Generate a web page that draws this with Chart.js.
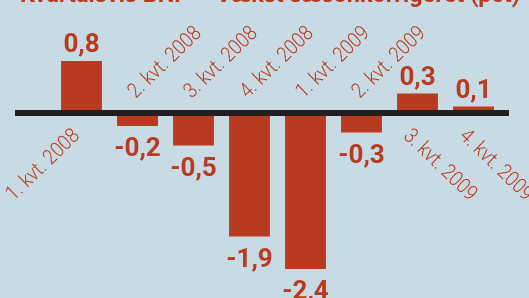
==
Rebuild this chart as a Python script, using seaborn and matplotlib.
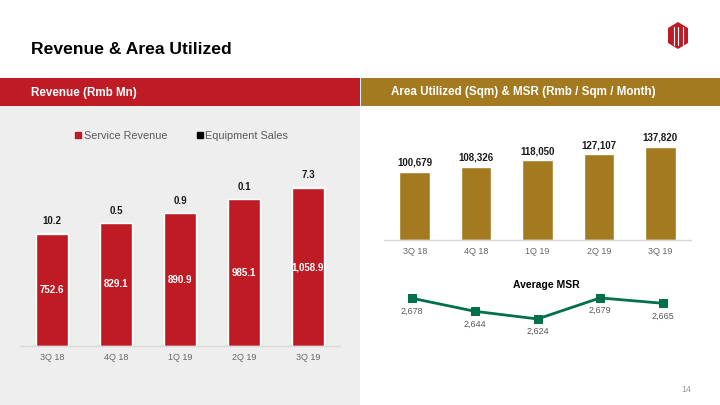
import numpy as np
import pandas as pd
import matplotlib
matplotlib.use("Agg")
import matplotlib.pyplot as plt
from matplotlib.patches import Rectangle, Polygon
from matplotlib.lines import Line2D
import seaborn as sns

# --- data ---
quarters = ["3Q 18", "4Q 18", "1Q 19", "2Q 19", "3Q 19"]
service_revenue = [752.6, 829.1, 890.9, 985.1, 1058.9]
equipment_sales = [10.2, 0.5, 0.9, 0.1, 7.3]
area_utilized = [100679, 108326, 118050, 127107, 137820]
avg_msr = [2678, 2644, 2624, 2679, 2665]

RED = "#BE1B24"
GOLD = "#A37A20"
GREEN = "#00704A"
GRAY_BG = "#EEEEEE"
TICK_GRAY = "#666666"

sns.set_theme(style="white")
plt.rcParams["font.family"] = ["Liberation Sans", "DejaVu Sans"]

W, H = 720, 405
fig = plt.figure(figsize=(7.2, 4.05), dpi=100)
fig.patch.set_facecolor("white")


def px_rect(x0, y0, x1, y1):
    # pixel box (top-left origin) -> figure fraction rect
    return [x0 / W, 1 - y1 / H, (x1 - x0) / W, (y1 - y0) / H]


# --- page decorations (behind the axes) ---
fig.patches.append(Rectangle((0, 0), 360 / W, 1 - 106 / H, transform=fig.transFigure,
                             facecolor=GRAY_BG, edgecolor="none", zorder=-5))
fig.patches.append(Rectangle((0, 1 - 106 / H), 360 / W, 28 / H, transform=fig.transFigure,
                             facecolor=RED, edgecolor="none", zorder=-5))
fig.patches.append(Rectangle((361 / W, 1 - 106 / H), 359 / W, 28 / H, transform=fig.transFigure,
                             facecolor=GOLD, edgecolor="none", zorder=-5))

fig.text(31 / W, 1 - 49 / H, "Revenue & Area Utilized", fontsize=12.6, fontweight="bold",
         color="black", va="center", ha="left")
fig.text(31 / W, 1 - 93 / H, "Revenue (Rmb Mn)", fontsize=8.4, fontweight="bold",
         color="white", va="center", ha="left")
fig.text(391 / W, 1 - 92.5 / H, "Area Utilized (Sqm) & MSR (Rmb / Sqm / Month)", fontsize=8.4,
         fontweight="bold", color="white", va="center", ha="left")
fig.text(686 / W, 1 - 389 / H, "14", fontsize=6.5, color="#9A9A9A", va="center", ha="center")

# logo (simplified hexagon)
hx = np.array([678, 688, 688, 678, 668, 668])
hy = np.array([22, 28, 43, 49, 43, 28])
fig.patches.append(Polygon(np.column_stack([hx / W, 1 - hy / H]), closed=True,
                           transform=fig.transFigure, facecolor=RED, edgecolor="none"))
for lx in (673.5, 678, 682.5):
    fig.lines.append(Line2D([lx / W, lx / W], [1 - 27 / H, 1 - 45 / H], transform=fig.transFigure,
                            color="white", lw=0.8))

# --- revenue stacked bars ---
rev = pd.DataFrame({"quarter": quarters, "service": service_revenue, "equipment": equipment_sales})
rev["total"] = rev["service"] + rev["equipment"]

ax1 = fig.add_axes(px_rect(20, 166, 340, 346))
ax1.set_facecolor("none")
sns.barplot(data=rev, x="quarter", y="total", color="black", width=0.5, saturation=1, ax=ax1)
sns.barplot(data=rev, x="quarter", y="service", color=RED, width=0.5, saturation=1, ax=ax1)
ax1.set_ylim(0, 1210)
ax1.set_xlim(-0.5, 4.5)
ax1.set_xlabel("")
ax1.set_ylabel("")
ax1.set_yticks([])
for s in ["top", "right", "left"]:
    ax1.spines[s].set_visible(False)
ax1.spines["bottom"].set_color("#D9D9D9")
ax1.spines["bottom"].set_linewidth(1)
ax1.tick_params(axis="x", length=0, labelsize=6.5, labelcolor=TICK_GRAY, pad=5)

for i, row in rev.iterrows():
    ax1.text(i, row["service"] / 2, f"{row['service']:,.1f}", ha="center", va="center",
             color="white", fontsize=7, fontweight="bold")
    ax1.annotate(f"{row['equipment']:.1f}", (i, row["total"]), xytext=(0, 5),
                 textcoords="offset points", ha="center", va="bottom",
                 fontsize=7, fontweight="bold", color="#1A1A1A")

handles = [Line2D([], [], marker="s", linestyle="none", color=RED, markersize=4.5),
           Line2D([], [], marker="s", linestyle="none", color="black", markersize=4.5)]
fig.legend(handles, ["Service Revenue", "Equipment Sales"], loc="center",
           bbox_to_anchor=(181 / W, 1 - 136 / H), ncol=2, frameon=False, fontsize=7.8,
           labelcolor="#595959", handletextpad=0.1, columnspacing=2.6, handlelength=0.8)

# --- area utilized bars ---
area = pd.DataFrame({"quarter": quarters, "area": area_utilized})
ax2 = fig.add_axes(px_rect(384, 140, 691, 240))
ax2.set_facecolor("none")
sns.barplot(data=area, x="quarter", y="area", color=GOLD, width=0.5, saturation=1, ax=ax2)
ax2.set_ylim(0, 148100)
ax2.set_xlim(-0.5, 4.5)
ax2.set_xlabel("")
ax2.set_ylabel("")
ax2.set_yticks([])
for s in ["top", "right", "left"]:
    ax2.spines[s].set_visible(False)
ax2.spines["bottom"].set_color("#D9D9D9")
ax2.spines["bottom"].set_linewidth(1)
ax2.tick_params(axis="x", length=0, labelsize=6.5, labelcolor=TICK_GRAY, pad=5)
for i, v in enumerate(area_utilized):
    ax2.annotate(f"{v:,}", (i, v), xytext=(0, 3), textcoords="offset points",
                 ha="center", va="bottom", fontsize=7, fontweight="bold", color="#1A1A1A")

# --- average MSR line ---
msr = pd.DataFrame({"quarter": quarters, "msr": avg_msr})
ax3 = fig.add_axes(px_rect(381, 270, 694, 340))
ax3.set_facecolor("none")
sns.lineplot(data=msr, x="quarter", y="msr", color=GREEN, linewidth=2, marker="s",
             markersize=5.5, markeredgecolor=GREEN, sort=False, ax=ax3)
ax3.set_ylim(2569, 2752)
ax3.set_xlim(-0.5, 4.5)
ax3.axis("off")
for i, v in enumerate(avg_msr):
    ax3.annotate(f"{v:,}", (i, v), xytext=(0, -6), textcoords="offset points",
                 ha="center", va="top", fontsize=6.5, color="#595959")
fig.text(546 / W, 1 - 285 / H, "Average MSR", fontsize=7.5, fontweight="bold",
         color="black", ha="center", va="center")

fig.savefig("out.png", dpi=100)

**Work instructions**
Find the lines containing "matplotlib" and list every one of them.

**Solved exercise**
Rebuild this chart as a Python script, using seaborn and matplotlib.
import matplotlib
matplotlib.use("Agg")
import matplotlib.pyplot as plt
from matplotlib.patches import Rectangle, Polygon
from matplotlib.lines import Line2D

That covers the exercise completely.